Who is TIM WOODS then?
Lean is a large and multi-faceted subject. As a concept developed for the manufacturing industry, some of the principles and applications are not totally suited to marketing agencies.
However, I found the focus on identifying and removing waste in an organisation to be extremely useful when we were considering how to improve agency efficiency.
As you may have already gathered TIM WOODS is not a person but an acronym. TIM WOODS represents the 8 elements of waste:
Transportation, Inventory, Motion
Waiting, Over-Processing, Over-Production, Defects, Skills
When I utilised Lean in my own business, there were only 7 wastes, but the eighth (Skills) has been added since. It’s a good one and particularly relevant for people based businesses like agencies.
How can TIM WOODS help agencies?
You might be forgiven for thinking waste is the preserve of manufacturing businesses or companies that work with raw materials, but waste has many forms.
Reducing waste in an agency improves efficiency. It increases the speed of delivery, productivity and profitability.
TIM WOODS helps to identify – often hidden – wastes in an agency and can be used as a principle to explore how to improve agency efficiency.
The biggest impact TIM WOODS has for me is how it can help to change our mindsets as agency owners.
When looking at how to improve agency efficiency, it’s common for agency people to want to add things. Additional reporting and adopting – more – software products are usually the first thing people think about.
The key to improving efficiency though is not to add, but to take things away. To reduce complexity not to add more layers. Complexity is the enemy of efficiency and wasted effort, resources, time etc all contribute to complexity.
Please don’t implement a new productivity app in your agency without first looking at the processes. Adding new software without looking at the process behind it may at best paper over the cracks, At worst it can add more complexity and added tasks to an already bloated system.
Let’s have a look at what each waste means…
This refers to the unnecessary movement of materials or information. In an agency, this could mean transferring information between productivity software, databases and or documents.
Most agencies don’t produce physical products. We do have inventory though in the form of tasks, projects, briefs etc. Work stuck in queues, inboxes or backlogs that are “in-progress” but not finished and delivered to the client can be considered as waste.
In a manufacturing business, this usually refers to the needless movement of people. This can apply in an agency setting (unnecessary travel to meetings for example), but it can also involve navigating numerous programs, databases and performing multiple clicks or actions to get to the desired result. Too much motion is bad for effiicency.
Often a source of waste in an agency. Waiting for information to start or finish a task. Waiting for approval from other people in the agency or waiting for the client can be a huge source of inefficiency.
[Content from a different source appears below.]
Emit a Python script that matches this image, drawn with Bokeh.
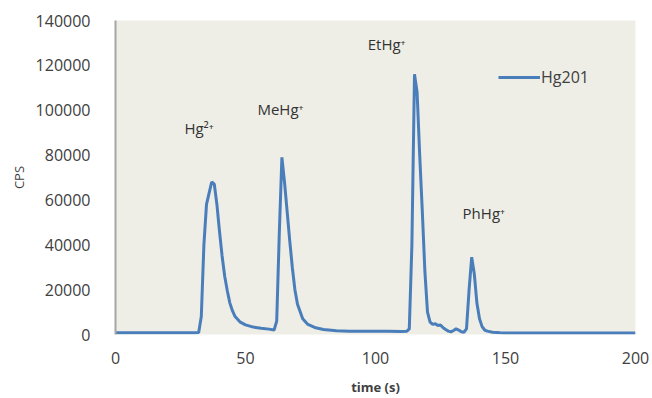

Over-processing can be a result of too many processes in an agency. Often agencies accumulate processes over time. People may be doing things that are unnecessary because they are told: “that’s how it’s done here”. It might have been required once, but maybe not now?
Other forms or over-processing include producing elaborate and detailed reports when raw data would suffice, or producing numerous options or polishing creative work to a high standard (when simple concepts would be acceptable for now).
Producing work or completing tasks that the client either hasn’t requested or doesn’t value are often examples of where an agency can be creating over-production. On many occasions, this is unintentional or done in the mistaken belief that the client appreciates it.
Perhaps the biggest source of waste in most agencies. Amends, rework, iterations, revisions are all ways we use to rectify defects. They directly cost the agency both time and money as well as being a huge opportunity cost.
At some point, the 7 wastes of Lean became 8. Wasted talent is a vital one for agencies though. You may have people doing tasks or work that they are not suited to. Other people could be performing and producing for you to a much higher standard of quality or output in a different area, if only they were given the opportunity to do so.
You don’t have to be a certified Lean process Black Belt (yes that is a thing), to apply some of the principles of Lean. Just take a deep dive into your processes and ask questions. Lots of questions.
How can we do this simpler? Do we really need to do that at all? Why do you do it that way?
We talk a lot about code bloat in agencies. When you’re looking at how to improve agency efficiency, think about process bloat. How can you reduce waste and friction in the system to make your people, clients and accountant happier?